By Anthony Annakin-Smith. University of Chester. £19.99. Available from the publisher
www.chester.ac.uk/university-press and the usual booksellers from 29 November 2019

The early Neston collieries operated for almost 100 years and were notable in many ways, for example for the devastating acts of sabotage committed by one mine owner on the neighbouring works, for the use of canals for hauling coal deep under the Dee Estuary, and for introducing the earliest steam engine in west Cheshire. There are also links to famous names such as George Stephenson and Nelson’s future mistress, Emma, Lady Hamilton.

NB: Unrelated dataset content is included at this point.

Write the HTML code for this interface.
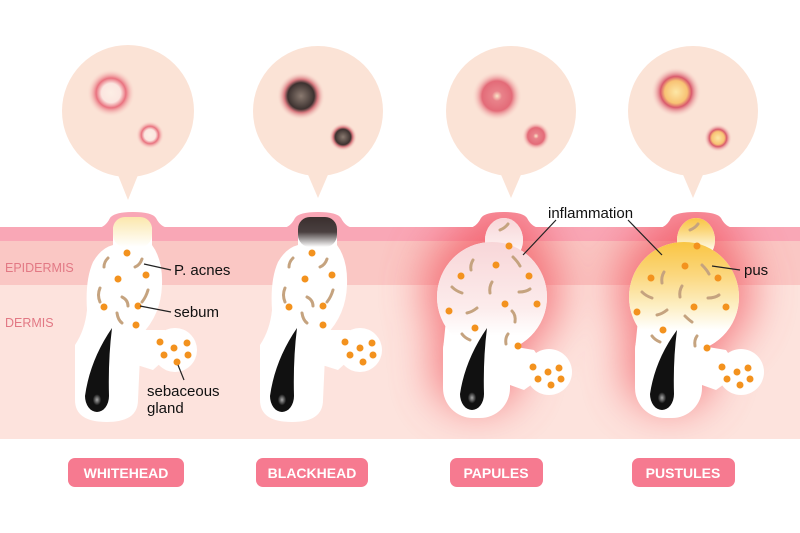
<!DOCTYPE html>
<html><head><meta charset="utf-8"><style>
html,body{margin:0;padding:0;background:#fff;}
svg{display:block;font-family:"Liberation Sans",sans-serif;}
</style></head><body>
<svg width="800" height="533" viewBox="0 0 800 533" xmlns="http://www.w3.org/2000/svg">
<defs>
<radialGradient id="rw"><stop offset="0" stop-color="#fdeee5"/><stop offset="0.4" stop-color="#fbe6e0"/><stop offset="0.62" stop-color="#e9727f"/><stop offset="1" stop-color="#fbe3d6" stop-opacity="0"/></radialGradient>
<radialGradient id="rb"><stop offset="0" stop-color="#8a7a70"/><stop offset="0.55" stop-color="#3d3230"/><stop offset="0.7" stop-color="#d97a80"/><stop offset="1" stop-color="#fbe3d6" stop-opacity="0"/></radialGradient>
<radialGradient id="rp"><stop offset="0" stop-color="#fbe6c8"/><stop offset="0.2" stop-color="#e9828a"/><stop offset="0.6" stop-color="#e36b78"/><stop offset="1" stop-color="#fbe3d6" stop-opacity="0"/></radialGradient>
<radialGradient id="ry"><stop offset="0" stop-color="#fde7a6"/><stop offset="0.45" stop-color="#f8c374"/><stop offset="0.62" stop-color="#d95a6c"/><stop offset="1" stop-color="#fbe3d6" stop-opacity="0"/></radialGradient>
<filter id="blur" x="-80%" y="-80%" width="260%" height="260%"><feGaussianBlur stdDeviation="22"/></filter>
<clipPath id="skin">
<rect x="0" y="227" width="800" height="212"/>
<path d="M468,228 Q476,228 481,218 Q485,212 504,212 Q523,212 527,218 Q532,228 541,228Z"/>
<path d="M658,228 Q666,228 671,218 Q675,212 696,212 Q717,212 721,218 Q726,228 735,228Z"/>
</clipPath>
<linearGradient id="gw" x1="0" y1="0" x2="0" y2="1"><stop offset="0" stop-color="#fbe7ac"/><stop offset="1" stop-color="#fff"/></linearGradient>
<linearGradient id="gb" x1="0" y1="0" x2="0" y2="1"><stop offset="0" stop-color="#3a2f2e"/><stop offset="0.5" stop-color="#4a4040"/><stop offset="1" stop-color="#fff"/></linearGradient>
<linearGradient id="gp" x1="0" y1="0" x2="0" y2="1"><stop offset="0" stop-color="#f8d6d8"/><stop offset="0.6" stop-color="#fcecec"/><stop offset="0.85" stop-color="#fff"/></linearGradient>
<linearGradient id="gy" x1="0" y1="0" x2="0" y2="1"><stop offset="0" stop-color="#f9c543"/><stop offset="0.3" stop-color="#fbd77e"/><stop offset="0.6" stop-color="#fdf0c8"/><stop offset="0.8" stop-color="#fff"/></linearGradient>
<radialGradient id="bulb" cx="0.5" cy="0.55"><stop offset="0" stop-color="#aaa"/><stop offset="0.7" stop-color="#111"/></radialGradient>
</defs>

<g fill="#fbe3d6">
<circle cx="128" cy="111" r="66"/><path d="M116,170 L128,200 L140,170Z"/>
<circle cx="318" cy="111" r="65"/><path d="M306,170 L318,198 L330,170Z"/>
<circle cx="511" cy="111" r="65"/><path d="M499,170 L511,198 L523,170Z"/>
<circle cx="693" cy="111" r="65"/><path d="M681,170 L693,198 L705,170Z"/>
</g>
<circle cx="111" cy="93" r="24" fill="url(#rw)"/><circle cx="150" cy="135" r="14" fill="url(#rw)"/>
<circle cx="301" cy="96" r="24" fill="url(#rb)"/><circle cx="343" cy="137" r="14" fill="url(#rb)"/>
<circle cx="497" cy="96" r="25" fill="url(#rp)"/><circle cx="536" cy="136" r="14" fill="url(#rp)"/>
<circle cx="676" cy="92" r="25" fill="url(#ry)"/><circle cx="718" cy="138" r="14" fill="url(#ry)"/>

<rect x="0" y="285" width="800" height="154" fill="#fde3dd"/>
<rect x="0" y="240" width="800" height="45" fill="#fac7c4"/>
<rect x="0" y="227" width="800" height="14" fill="#f9a7b6"/>
<g fill="#f9a7b6">
<path d="M97,228 Q105,228 110,218 Q114,212 133,212 Q152,212 156,218 Q161,228 170,228Z"/>
<path d="M282,228 Q290,228 295,218 Q299,212 318,212 Q337,212 341,218 Q346,228 355,228Z"/>
<path d="M468,228 Q476,228 481,218 Q485,212 504,212 Q523,212 527,218 Q532,228 541,228Z"/>
<path d="M658,228 Q666,228 671,218 Q675,212 696,212 Q717,212 721,218 Q726,228 735,228Z"/>
</g>
<text x="5" y="272" font-size="12.5" fill="#e27884">EPIDERMIS</text>
<text x="5" y="327" font-size="12.5" fill="#e27884">DERMIS</text>

<g clip-path="url(#skin)">
<g filter="url(#blur)" fill="#f2545f" opacity="0.75">
<circle cx="492" cy="290" r="68"/><ellipse cx="504" cy="222" rx="36" ry="16"/><rect x="434" y="320" width="86" height="88" rx="35"/>
<circle cx="684" cy="290" r="68"/><ellipse cx="696" cy="222" rx="36" ry="16"/><rect x="626" y="320" width="86" height="88" rx="35"/>
</g>
</g>

<g transform="translate(133,0)" fill="#fff">
<path d="M-20,230 Q-20,217 0,217 Q19,217 19,230 L19,245 Q30,260 29,285 Q28,315 8,335 L5,400 Q5,422 -26,422 Q-58,422 -58,400 L-58,345 Q-48,330 -46,310 Q-48,280 -40,262 Q-32,248 -20,245 Z"/>
<polygon points="4,330 32,330 42,350 20,370 4,365"/>
<circle cx="42" cy="350" r="22"/>
</g>
<rect x="113" y="217" width="39" height="30" rx="12" fill="url(#gw)"/>
<g transform="translate(318,0)" fill="#fff">
<path d="M-20,230 Q-20,217 0,217 Q19,217 19,230 L19,245 Q30,260 29,285 Q28,315 8,335 L5,400 Q5,422 -26,422 Q-58,422 -58,400 L-58,345 Q-48,330 -46,310 Q-48,280 -40,262 Q-32,248 -20,245 Z"/>
<polygon points="4,330 32,330 42,350 20,370 4,365"/>
<circle cx="42" cy="350" r="22"/>
</g>
<rect x="298" y="217" width="39" height="30" rx="12" fill="url(#gb)"/>

<g transform="translate(504,0)">
<g fill="#fff">
<ellipse cx="0" cy="240" rx="19" ry="22"/>
<circle cx="-12" cy="297" r="55"/>
<polygon points="-58,320 -61,350 6,350 25,325"/>
<rect x="-61" y="320" width="67" height="98" rx="30"/>
<polygon points="0,345 30,350 45,372 20,390 6,385"/>
<circle cx="45" cy="372" r="23"/>
</g>
<g fill="url(#gp)">
<ellipse cx="0" cy="240" rx="19" ry="22"/>
<circle cx="-12" cy="297" r="55"/>
</g>
</g>
<g transform="translate(696,0)">
<g fill="#fff">
<ellipse cx="0" cy="240" rx="19" ry="22"/>
<circle cx="-12" cy="297" r="55"/>
<polygon points="-58,320 -61,350 6,350 25,325"/>
<rect x="-61" y="320" width="67" height="98" rx="30"/>
<polygon points="0,345 30,350 45,372 20,390 6,385"/>
<circle cx="45" cy="372" r="23"/>
</g>
<g fill="url(#gy)">
<ellipse cx="0" cy="240" rx="19" ry="22"/>
<circle cx="-12" cy="297" r="55"/>
</g>
</g>

<g>
<path d="M112,328 Q108,360 109,396 A12,16 0 1 1 85,396 Q90,360 112,328Z" fill="#111"/>
<ellipse cx="97" cy="399" rx="6" ry="8" fill="url(#bulb)"/>
<path d="M297,328 Q293,360 294,396 A12,16 0 1 1 270,396 Q275,360 297,328Z" fill="#111"/>
<ellipse cx="282" cy="399" rx="6" ry="8" fill="url(#bulb)"/>
<path d="M487,328 Q483,360 484,394 A12,16 0 1 1 460,394 Q465,360 487,328Z" fill="#111"/>
<ellipse cx="472" cy="397" rx="6" ry="8" fill="url(#bulb)"/>
<path d="M677,330 Q673,360 674,394 A12,16 0 1 1 650,394 Q655,360 677,330Z" fill="#111"/>
<ellipse cx="662" cy="397" rx="6" ry="8" fill="url(#bulb)"/>
</g>

<g fill="none" stroke="#c5a37f" stroke-width="3" stroke-linecap="round">
<path d="M108,258 Q104,262 104,267"/><path d="M142,259 Q140,265 135,267"/>
<path d="M100,288 Q97,295 100,302"/><path d="M148,290 Q146,297 142,302"/>
<path d="M122,297 Q128,300 128,306"/><path d="M117,313 Q118,320 122,323"/>
<path d="M293,258 Q289,262 289,267"/><path d="M327,259 Q325,265 320,267"/>
<path d="M285,288 Q282,295 285,302"/><path d="M333,290 Q331,297 327,302"/>
<path d="M307,297 Q313,300 313,306"/><path d="M302,313 Q303,320 307,323"/>
<path d="M500,230 Q505,228 508,224"/><path d="M473,260 Q470,265 471,270"/><path d="M513,257 Q518,262 520,266"/>
<path d="M452,287 Q456,291 462,293"/><path d="M492,282 Q489,287 490,293"/><path d="M519,292 Q526,292 530,289"/>
<path d="M467,313 Q472,312 477,308"/><path d="M512,311 Q516,315 515,322"/><path d="M462,334 Q465,338 470,340"/><path d="M508,334 Q505,338 506,344"/>
<path d="M690,230 Q695,228 698,224"/><path d="M664,272 Q661,277 662,283"/><path d="M702,265 Q707,270 709,274"/>
<path d="M642,292 Q646,296 652,298"/><path d="M682,286 Q679,291 680,297"/><path d="M708,298 Q715,298 719,295"/>
<path d="M657,315 Q662,314 667,310"/><path d="M685,316 Q689,320 692,322"/><path d="M652,336 Q655,340 660,342"/><path d="M697,336 Q694,340 695,346"/>
</g>

<g fill="#f3921e">
<circle cx="127" cy="253" r="3.5"/><circle cx="118" cy="279" r="3.5"/><circle cx="146" cy="275" r="3.5"/><circle cx="104" cy="307" r="3.5"/><circle cx="138" cy="306" r="3.5"/><circle cx="136" cy="325" r="3.5"/>
<circle cx="160" cy="342" r="3.5"/><circle cx="174" cy="348" r="3.5"/><circle cx="187" cy="343" r="3.5"/><circle cx="164" cy="355" r="3.5"/><circle cx="188" cy="355" r="3.5"/><circle cx="177" cy="362" r="3.5"/>
<circle cx="312" cy="253" r="3.5"/><circle cx="305" cy="279" r="3.5"/><circle cx="332" cy="275" r="3.5"/><circle cx="289" cy="307" r="3.5"/><circle cx="323" cy="306" r="3.5"/><circle cx="323" cy="325" r="3.5"/>
<circle cx="345" cy="342" r="3.5"/><circle cx="360" cy="348" r="3.5"/><circle cx="372" cy="343" r="3.5"/><circle cx="350" cy="355" r="3.5"/><circle cx="373" cy="355" r="3.5"/><circle cx="363" cy="362" r="3.5"/>
<circle cx="509" cy="246" r="3.5"/><circle cx="496" cy="265" r="3.5"/><circle cx="461" cy="276" r="3.5"/><circle cx="529" cy="276" r="3.5"/><circle cx="449" cy="311" r="3.5"/><circle cx="505" cy="304" r="3.5"/><circle cx="537" cy="304" r="3.5"/><circle cx="475" cy="328" r="3.5"/><circle cx="518" cy="346" r="3.5"/>
<circle cx="533" cy="367" r="3.5"/><circle cx="548" cy="372" r="3.5"/><circle cx="559" cy="368" r="3.5"/><circle cx="538" cy="379" r="3.5"/><circle cx="561" cy="379" r="3.5"/><circle cx="551" cy="385" r="3.5"/>
<circle cx="697" cy="246" r="3.5"/><circle cx="685" cy="266" r="3.5"/><circle cx="651" cy="278" r="3.5"/><circle cx="718" cy="278" r="3.5"/><circle cx="637" cy="312" r="3.5"/><circle cx="694" cy="307" r="3.5"/><circle cx="726" cy="307" r="3.5"/><circle cx="663" cy="330" r="3.5"/><circle cx="707" cy="348" r="3.5"/>
<circle cx="722" cy="367" r="3.5"/><circle cx="737" cy="372" r="3.5"/><circle cx="748" cy="368" r="3.5"/><circle cx="727" cy="379" r="3.5"/><circle cx="750" cy="379" r="3.5"/><circle cx="740" cy="385" r="3.5"/>
</g>

<g stroke="#222" stroke-width="1.2" fill="none">
<line x1="144" y1="264" x2="171" y2="270"/>
<line x1="140" y1="306" x2="171" y2="312"/>
<line x1="178" y1="365" x2="184" y2="380"/>
<line x1="523" y1="255" x2="556" y2="220"/>
<line x1="662" y1="255" x2="628" y2="220"/>
<line x1="712" y1="266" x2="740" y2="270"/>
</g>
<g font-size="15" fill="#111">
<text x="174" y="275">P. acnes</text>
<text x="174" y="317">sebum</text>
<text x="147" y="396">sebaceous</text>
<text x="147" y="413">gland</text>
<text x="548" y="218">inflammation</text>
<text x="744" y="275">pus</text>
</g>

<g fill="#f67a90">
<rect x="68" y="458" width="116" height="29" rx="7"/>
<rect x="256" y="458" width="112" height="29" rx="7"/>
<rect x="450" y="458" width="93" height="29" rx="7"/>
<rect x="632" y="458" width="103" height="29" rx="7"/>
</g>
<g font-size="14" font-weight="bold" fill="#fff" text-anchor="middle">
<text x="126" y="478">WHITEHEAD</text>
<text x="312" y="478">BLACKHEAD</text>
<text x="496" y="478">PAPULES</text>
<text x="683" y="478">PUSTULES</text>
</g>
</svg>
</body></html>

The extensively illustrated book gives a comprehensive review of every aspect of the early Neston collieries – not just how the mines operated but also, for example, the social background of the colliers including their health, children, education and living conditions; the operation of the land and sea trades which saw Neston’s coal shipped as far as the Americas; and the network of links to Chester, Wales, Lancashire and beyond which enabled the mines to survive. Comprehensive research into the life of every known Neston collier means that there is a wealth of information on the often pitiful lives of the men and children who worked at the mines. Events are placed in the context of the profound changes which were affecting Britain during the Industrial Revolution.

The book will appeal to those with an interest in industrial, social or local history as well as to family historians.